▶ Data lines:

begin

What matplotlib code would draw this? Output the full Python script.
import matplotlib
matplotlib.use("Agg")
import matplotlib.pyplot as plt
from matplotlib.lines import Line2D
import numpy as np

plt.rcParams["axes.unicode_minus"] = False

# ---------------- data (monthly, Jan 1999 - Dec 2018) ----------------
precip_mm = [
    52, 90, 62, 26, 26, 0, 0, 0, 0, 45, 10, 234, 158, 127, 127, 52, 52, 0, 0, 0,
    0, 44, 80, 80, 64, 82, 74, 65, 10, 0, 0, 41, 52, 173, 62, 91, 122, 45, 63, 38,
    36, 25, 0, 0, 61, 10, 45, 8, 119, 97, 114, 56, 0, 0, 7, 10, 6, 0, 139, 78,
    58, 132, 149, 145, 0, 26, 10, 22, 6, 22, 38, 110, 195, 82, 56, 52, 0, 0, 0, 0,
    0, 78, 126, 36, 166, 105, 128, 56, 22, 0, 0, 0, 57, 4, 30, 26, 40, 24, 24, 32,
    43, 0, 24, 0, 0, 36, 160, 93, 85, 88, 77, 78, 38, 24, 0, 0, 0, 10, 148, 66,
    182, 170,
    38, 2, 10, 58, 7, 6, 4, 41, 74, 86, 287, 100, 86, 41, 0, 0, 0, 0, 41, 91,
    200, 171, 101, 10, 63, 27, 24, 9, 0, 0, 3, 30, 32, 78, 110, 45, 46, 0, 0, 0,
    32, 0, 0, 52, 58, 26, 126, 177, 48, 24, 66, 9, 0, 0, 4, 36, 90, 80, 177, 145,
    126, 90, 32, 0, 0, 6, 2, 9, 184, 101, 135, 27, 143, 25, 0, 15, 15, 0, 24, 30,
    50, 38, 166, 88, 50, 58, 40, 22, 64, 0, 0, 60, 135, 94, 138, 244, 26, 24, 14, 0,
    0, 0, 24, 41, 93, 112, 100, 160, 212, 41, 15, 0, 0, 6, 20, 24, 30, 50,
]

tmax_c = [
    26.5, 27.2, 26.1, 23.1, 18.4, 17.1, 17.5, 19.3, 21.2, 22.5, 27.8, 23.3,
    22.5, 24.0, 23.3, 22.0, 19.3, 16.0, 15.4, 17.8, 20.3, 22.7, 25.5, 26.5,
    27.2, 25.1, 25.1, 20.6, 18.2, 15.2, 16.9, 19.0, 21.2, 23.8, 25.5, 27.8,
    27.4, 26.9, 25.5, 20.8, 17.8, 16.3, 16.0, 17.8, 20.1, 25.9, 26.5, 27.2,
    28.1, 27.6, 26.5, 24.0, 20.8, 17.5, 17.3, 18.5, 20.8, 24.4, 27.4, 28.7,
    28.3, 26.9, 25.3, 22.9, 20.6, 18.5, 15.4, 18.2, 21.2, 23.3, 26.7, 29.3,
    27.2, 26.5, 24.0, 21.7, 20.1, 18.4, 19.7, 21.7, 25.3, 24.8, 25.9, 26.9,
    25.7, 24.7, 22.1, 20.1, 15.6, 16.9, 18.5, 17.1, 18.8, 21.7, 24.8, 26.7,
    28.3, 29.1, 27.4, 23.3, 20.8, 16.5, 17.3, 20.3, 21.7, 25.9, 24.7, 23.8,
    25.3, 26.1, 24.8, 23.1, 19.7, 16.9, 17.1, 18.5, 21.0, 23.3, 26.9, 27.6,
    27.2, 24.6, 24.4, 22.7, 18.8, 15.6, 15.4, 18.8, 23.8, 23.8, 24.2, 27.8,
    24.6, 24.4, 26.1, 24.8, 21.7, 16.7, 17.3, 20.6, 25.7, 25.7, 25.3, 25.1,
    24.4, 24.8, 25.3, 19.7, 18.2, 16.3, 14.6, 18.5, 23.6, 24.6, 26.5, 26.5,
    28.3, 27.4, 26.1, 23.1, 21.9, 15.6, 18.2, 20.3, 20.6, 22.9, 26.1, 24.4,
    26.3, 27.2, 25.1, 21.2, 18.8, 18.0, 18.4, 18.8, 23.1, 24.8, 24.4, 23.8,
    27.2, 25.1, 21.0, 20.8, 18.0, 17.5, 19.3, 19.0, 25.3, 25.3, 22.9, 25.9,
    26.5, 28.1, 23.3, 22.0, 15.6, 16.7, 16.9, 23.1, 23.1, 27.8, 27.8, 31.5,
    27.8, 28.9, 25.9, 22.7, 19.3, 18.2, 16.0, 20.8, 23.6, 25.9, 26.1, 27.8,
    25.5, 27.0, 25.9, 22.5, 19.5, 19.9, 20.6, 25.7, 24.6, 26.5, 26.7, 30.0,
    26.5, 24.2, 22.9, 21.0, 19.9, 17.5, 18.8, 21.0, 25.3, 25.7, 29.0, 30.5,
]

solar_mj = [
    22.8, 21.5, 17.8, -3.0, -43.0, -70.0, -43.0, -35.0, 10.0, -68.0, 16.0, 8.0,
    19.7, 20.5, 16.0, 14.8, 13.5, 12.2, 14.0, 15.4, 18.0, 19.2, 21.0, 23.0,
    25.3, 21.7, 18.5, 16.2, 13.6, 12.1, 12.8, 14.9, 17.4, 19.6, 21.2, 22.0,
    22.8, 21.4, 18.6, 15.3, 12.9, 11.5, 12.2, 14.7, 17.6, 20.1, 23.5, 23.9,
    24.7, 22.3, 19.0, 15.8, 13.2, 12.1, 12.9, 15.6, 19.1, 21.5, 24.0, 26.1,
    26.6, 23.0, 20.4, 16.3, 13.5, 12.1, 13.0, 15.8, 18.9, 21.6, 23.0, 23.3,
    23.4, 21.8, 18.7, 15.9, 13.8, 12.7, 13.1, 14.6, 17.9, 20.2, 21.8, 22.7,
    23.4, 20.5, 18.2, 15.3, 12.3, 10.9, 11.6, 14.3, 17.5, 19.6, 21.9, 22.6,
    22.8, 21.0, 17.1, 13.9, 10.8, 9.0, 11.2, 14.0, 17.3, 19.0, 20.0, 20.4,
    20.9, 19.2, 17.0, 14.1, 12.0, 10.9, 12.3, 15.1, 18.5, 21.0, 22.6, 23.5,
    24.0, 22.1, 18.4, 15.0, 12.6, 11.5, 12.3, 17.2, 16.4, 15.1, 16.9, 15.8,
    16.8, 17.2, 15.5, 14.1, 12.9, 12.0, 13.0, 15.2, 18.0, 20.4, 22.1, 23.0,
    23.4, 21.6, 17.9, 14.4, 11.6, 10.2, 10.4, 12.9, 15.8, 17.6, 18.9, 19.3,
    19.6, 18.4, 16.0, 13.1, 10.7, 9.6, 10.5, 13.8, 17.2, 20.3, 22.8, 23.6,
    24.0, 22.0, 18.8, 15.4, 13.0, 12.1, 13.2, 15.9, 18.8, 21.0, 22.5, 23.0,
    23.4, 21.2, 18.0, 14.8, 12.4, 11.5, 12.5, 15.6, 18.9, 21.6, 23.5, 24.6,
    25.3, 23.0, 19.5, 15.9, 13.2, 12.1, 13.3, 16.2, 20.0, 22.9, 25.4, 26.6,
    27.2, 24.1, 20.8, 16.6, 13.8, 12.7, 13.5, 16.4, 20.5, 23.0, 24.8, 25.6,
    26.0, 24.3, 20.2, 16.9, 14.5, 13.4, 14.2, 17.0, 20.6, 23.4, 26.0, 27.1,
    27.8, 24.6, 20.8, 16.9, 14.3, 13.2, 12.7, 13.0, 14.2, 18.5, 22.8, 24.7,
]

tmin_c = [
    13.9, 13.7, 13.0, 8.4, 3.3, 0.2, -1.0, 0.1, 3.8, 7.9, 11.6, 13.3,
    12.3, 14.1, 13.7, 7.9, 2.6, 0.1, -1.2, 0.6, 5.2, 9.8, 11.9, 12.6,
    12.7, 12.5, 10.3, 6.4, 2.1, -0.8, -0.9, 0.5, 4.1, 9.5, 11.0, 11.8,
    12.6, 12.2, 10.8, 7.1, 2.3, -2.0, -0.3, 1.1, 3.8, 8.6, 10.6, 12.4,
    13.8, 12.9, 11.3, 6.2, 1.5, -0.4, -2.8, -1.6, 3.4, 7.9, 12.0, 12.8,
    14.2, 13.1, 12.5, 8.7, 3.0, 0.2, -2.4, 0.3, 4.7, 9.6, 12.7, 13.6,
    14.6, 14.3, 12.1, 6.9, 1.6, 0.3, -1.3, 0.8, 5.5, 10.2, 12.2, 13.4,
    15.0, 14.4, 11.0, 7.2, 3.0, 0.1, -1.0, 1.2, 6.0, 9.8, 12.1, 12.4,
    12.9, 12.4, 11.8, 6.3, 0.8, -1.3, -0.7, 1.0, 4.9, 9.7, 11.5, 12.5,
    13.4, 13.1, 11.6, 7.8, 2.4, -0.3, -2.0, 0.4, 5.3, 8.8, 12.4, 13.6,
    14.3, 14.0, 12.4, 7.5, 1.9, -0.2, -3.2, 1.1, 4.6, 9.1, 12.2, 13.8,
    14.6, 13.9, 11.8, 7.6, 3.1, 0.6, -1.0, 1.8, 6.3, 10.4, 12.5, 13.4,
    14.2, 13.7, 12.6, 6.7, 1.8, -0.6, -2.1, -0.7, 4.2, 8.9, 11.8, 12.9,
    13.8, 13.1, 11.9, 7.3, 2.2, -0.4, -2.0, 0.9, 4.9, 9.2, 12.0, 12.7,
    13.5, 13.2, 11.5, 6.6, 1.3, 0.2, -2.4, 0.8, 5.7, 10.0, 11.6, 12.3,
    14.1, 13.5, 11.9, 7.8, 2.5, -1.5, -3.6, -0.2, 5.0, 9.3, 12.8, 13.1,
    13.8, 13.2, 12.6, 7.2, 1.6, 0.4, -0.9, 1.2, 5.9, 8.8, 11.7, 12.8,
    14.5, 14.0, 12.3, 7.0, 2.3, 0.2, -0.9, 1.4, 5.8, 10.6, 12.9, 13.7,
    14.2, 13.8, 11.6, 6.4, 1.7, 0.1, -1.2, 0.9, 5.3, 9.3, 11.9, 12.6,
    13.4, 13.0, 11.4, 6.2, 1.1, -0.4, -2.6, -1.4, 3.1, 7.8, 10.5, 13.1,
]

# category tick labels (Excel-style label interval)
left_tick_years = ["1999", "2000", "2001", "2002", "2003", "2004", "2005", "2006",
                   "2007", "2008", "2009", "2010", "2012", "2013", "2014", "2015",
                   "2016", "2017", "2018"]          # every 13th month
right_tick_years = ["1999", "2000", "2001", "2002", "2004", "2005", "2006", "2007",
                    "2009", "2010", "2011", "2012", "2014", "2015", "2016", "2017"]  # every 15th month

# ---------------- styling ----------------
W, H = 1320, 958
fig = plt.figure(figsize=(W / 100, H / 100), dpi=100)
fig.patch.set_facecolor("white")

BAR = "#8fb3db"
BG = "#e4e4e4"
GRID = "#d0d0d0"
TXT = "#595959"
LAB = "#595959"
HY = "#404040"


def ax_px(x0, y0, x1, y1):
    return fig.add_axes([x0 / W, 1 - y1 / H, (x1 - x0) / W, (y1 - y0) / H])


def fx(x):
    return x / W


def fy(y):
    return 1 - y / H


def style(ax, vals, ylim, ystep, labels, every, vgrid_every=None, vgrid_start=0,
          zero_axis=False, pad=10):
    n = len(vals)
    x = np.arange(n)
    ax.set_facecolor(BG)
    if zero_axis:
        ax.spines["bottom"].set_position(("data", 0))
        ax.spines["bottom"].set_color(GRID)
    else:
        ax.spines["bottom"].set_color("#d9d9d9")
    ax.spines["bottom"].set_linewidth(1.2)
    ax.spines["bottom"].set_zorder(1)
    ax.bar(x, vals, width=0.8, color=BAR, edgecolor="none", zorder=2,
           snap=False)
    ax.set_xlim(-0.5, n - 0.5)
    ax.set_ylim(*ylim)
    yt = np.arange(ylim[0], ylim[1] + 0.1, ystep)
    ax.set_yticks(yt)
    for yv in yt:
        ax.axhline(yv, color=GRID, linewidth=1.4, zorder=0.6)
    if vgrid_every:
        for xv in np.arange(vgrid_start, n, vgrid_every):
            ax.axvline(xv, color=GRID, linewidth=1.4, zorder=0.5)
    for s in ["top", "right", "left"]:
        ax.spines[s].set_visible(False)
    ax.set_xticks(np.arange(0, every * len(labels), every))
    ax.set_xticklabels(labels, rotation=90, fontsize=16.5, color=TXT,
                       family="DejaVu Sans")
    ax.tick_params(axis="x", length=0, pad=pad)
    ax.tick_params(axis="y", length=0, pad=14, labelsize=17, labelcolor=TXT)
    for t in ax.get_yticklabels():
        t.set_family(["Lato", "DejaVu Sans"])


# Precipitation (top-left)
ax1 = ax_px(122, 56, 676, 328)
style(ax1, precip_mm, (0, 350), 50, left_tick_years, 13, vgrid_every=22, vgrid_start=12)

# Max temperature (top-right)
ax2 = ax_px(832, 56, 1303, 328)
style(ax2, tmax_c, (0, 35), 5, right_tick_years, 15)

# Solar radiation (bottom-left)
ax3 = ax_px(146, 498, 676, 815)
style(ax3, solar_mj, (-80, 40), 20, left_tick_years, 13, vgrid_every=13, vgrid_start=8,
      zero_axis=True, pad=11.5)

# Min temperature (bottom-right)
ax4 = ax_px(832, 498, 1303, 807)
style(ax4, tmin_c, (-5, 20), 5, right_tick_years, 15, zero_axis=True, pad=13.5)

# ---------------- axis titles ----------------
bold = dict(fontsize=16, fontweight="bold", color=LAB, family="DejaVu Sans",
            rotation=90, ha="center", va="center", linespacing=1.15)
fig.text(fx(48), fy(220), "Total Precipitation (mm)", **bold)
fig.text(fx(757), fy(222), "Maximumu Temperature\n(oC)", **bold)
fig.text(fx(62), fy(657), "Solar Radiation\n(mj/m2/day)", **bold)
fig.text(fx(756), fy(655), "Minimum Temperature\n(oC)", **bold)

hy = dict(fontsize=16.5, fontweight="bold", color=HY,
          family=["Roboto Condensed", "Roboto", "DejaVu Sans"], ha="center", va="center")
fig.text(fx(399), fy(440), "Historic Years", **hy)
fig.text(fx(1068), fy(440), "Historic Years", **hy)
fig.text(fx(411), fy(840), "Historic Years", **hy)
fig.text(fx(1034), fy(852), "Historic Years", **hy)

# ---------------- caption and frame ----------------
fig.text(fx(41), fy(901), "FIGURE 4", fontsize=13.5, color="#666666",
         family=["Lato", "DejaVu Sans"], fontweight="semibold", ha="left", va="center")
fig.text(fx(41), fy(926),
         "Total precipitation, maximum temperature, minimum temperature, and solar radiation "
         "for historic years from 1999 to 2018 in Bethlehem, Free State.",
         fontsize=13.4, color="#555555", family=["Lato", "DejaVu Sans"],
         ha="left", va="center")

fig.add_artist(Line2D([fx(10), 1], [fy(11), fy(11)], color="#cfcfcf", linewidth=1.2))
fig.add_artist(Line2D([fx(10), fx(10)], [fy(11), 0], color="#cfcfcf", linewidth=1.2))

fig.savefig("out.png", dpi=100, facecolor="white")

end

▶ Exercise: Search the lines for the word "matplotlib" and report how many contain it, by number only.

▶ Correct answer: 5